Woodson acknowledges she wrote the letter on her official letterhead, and said she was informed by “city officials” that there were no “prohibitions against using official letterhead for this purpose.”
She offered to clear up the issue of using letterhead: “I would be glad to reimburse the public for the single sheet of paper used.”
A police union official asserts that the problem of using official letterhead is more complex than the cost of the paper.
“Filing a complaint on City Council letterhead was an abuse of power and an attempt to intimidate the officer,” said officer Sean McGowan, a police union board member and a candidate for union president.
“Internal affairs has conducted a thorough investigation into the matter and determined that the officer did nothing wrong.”
POLICE UNION and media requests for a copy of Woodson’s letter, sent on July 13 on City Council letterhead to city manager Philip Sunderland have been denied. “We filed a Freedom of Information Act request for a copy of the letter and that request was denied,” McGowan said.

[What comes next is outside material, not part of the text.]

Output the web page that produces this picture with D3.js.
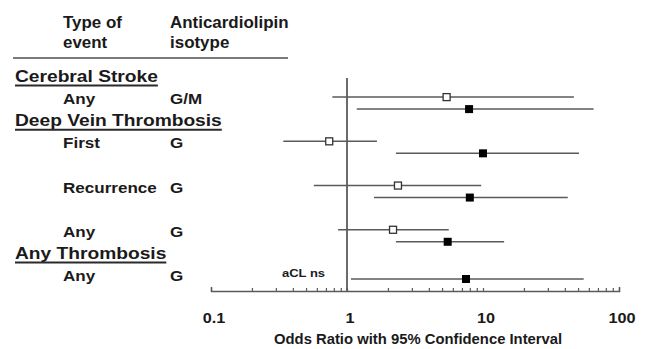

Detective Adrienne Miller, about whom Woodson filed the complaint, has also been denied a copy of the complaint letter. “I saw it and was permitted to read it but was not given a copy,” Miller said.
In response to earlier inquiries from a Gazette reporter, Woodson appeared to deny that she had filed a complaint. “Neither my husband nor I filed a complaint that certain police officers mishandled information relating to our son’s recent arrest. Sorry to disappoint you,” Woodson wrote in an e-mail response on Sept. 7.
She repeated her denial in another e-mail sent a few days later on Sept. 10.
“Again, my husband and I did not file the complaint you referenced. Whoever told you that we did has given you erroneous information.”
MILLER, THE POLICE OFFICER in question, expressed her own concern. “The manner in which Ms. Woodson filed this complaint, on official city letterhead as a member of City Council, was at best, inappropriate,” she said. “In addition, her subsequent denial of filing the complaint speaks volumes about the validity of the complaint, her motives for filing it and, ultimately, her character.”
Miller has been a member of the Alexandria Police Department for 11 years. She is a trained hostage negotiator and was awarded a Medal of Valor for disarming a woman who was wielding a knife near small children on a city playground. She was assigned to investigate an egging incident at the home of James Boissonault, an outspoken critic of the Alexandria School Board. That investigation led to a guilty plea from James Luby, the son of School Board member Melissa Luby, and a finding of guilt by a judge in Woodson’s son’s case.
Boissonault became aware of a complaint involving Miller when he was called as part of the internal affairs investigation. “I was told that the Woodsons had filed a complaint involving Detective Miller,” Boissonault said. “I was very concerned when I was told this. Throughout the investigation, Detective Miller was completely professional. She refused to discuss the case with me even during the trial.
“None of this would have been an issue if Jimmy Luby and Max Woodson hadn’t broken the law in the first place,” he said.